In a word, Catholicism with its sluggish continuities as well as its new
realities, was bigger than "Catholic Reform and Counter Reformation,"
too big as well to be called "Tridentine," too complex to be reduced to
"social disciplining." Building on recent research and naming, I propose
adding Early Modern Catholicism as an umbrella designation that contains
and validates all the others while at the same time going beyond them.
It suggests both change and continuity and leaves the chronological
question open at both ends, so that it can be further determined for a
given issue in a given locality. It implicitly includes Catholic Reform
and Counter Reformation as important categories of analysis when
precisely defined, while surrendering the attempt to draw too firm a
line between them. It welcomes further categories like
confessionalization and social disciplining, which help offset its
blandness. It is neutral on whether before 1517 all forces were tending,
inevitably and ineluctably, toward the Protestant Reformation and on how
much afterwards in Catholicism was due to it.

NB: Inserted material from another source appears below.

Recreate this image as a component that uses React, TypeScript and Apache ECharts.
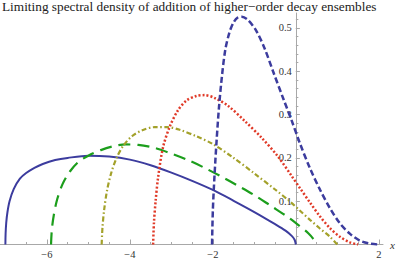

It seems more welcoming to the results of history about ordinary men and
women than any of the above categories, which indicate more directly
concerns of ecclesiastical officialdom. It includes better the
burgeoning realities of missions, ministries, art, mysticism, and the
new roles played by women. It is less obviously Eurocentric and can more
easily handle realities symbolized by las Casas in Latin America and
Ricci in China. Even more important, it suggests that important
influences on religious institutions and mentalities were at work in
early modern culture that did not originate with religion and church as
such but that had great impact on them.
At this late point in my lecture, many questions are doubtless occurring
to you--at least I hope they are. For some of you I imagine I see gently
wagging heads, knitted brows and lips pursed to ask, for instance, "What
do we mean by Early?" or "What, by Modern?" or even "What indeed is
Catholicism?" "Our lecturer surely does not think, does he, that Early
Modern Catholicism is an ideologically neutral term?" Or, from those of
you forced by your professor to attend this lecture, "Who cares?"
But maybe there is another question. Does our esteemed lecturer really
believe that Early Modern Catholicism has the slightest chance of
carrying the day? Does he seriously think that his solution will clarify
rather than further obfuscate the problem? Whence and whither this
pride?
Your question, patient listeners, does not come as a surprise to yours
truly. No, I have given it thought. And I have to admit, given the sad
history of the others terms I have described to you, I can hardly be
optimistic about the fate of the term Early Modern Catholicism. All I
can say is that I did not settle upon it a few years ago in order to
back a winner in the naming sweepstakes. I did not enter this fray
because I like a fight but because I found myself unable to avoid it--as
I struggled to define what I was writing about. I settled on Early
Modern Catholicism because for me it captured the breadth of "the
Catholic side" in ways more helpful and less distorting than other names
that I encountered and ultimately had to reject as comprehensive
designations.
The more realistic hope I have is not that Early Modern Catholicism
would triumph as oil upon troubled waters--quite a long shot--but that
by simply proposing it and arguing for it I might move you to look at
the Catholic side more closely and then to speak of it with greater
precision and with greater awareness of its complexity and variety--that
I might alert you to the advantages of the other terms but also to the
subtle but serious problems they pose. Ah, my term still may not be the
best, but perhaps you will at least grant me that it is better than what
I started with--"Trent and All That."